The time is ripe to look for extra business and some signs are good. The US has seen an uplift in ethylene, polyolefins, bio intermediates and fertilisers. Having a couple of new contracts makes one feel better about survival.
Just as in 2002, when a chemicals recovery was already under way, it is possible that some new clients are around but the industry is not aware of them. Understandably, given such uncertainty, firms are still reluctant to destroy their marketing teams, even if volumes are down by between 20% and 30% in Europe.
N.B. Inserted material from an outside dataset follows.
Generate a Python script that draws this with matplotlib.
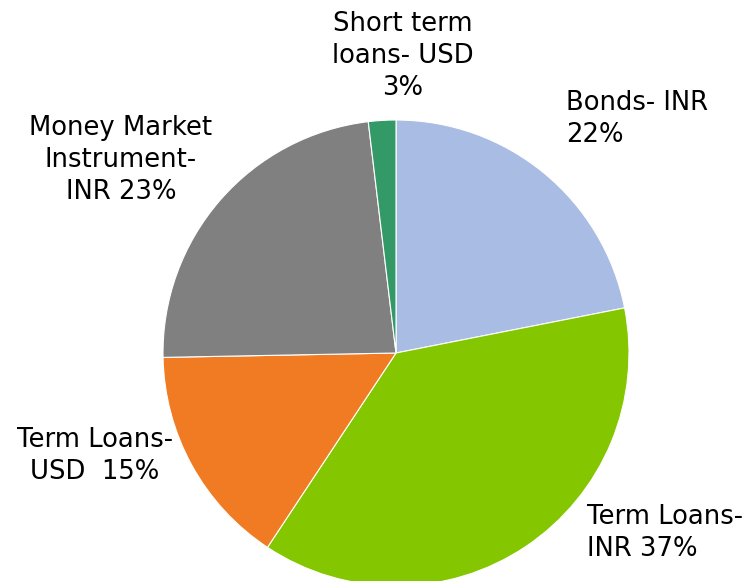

Part of the problem appears to be that chemicals sales and marketing structures in 2009 are still geared to the period 2005-2007, when ‘difficult’ and price sensitive customers were discouraged and many firms set targets for accounts sizes or volumes/ salesperson – for example, not less than 10 kt/year/ commodity. The mantra that 80% of sales come from just 20 large customers meant that smaller customers were handed to distributors, who often could not or would not support their needs. Surely it was better to ignore that Indian trading house and concentrate on firms like Lyondell, General Motors or Woolworths? Now, senior directors phone these core customers, asking ‘What do we need to do to get your business this year?’.
Another problem was an anti-marketing attitude reinforced by rampant Asian demand for mature products like polyethylene. Who needs market research in a boom? The industry often is its own customer, with products being sold down a defined value chain to reach consumer products or services, and these consumers are seeking value for money, often via new suppliers.
Clearly, however, new customers are vital and in time, small innovative firms may grow to become medium or even large clients. The marketing challenge is to find these customers but this requires a new mindset. In 2009, it is not safe to assume that unusual enquiries from different regions or relatively new firms are not worth pursuing.
Firstly, many ‘new firms’ have recruited recently redundant but experienced staff from the petrochemical aristocracy, as agents, traders, consultants, ‘field forces’ and temporary managers, to solve problems like REACH or to source materials. These firms may not be obvious – we note, for example, a Kibbutz that has diversified into artificial marble and buys thousands of tons of resin.
Many of these ‘new clients’ know the chemical suppliers better than we know them. Years of cutbacks in marketing intelligence, reliance on internet information and on concentrating on those key or top 20 clients means it is difficult to know which converter is a future key account.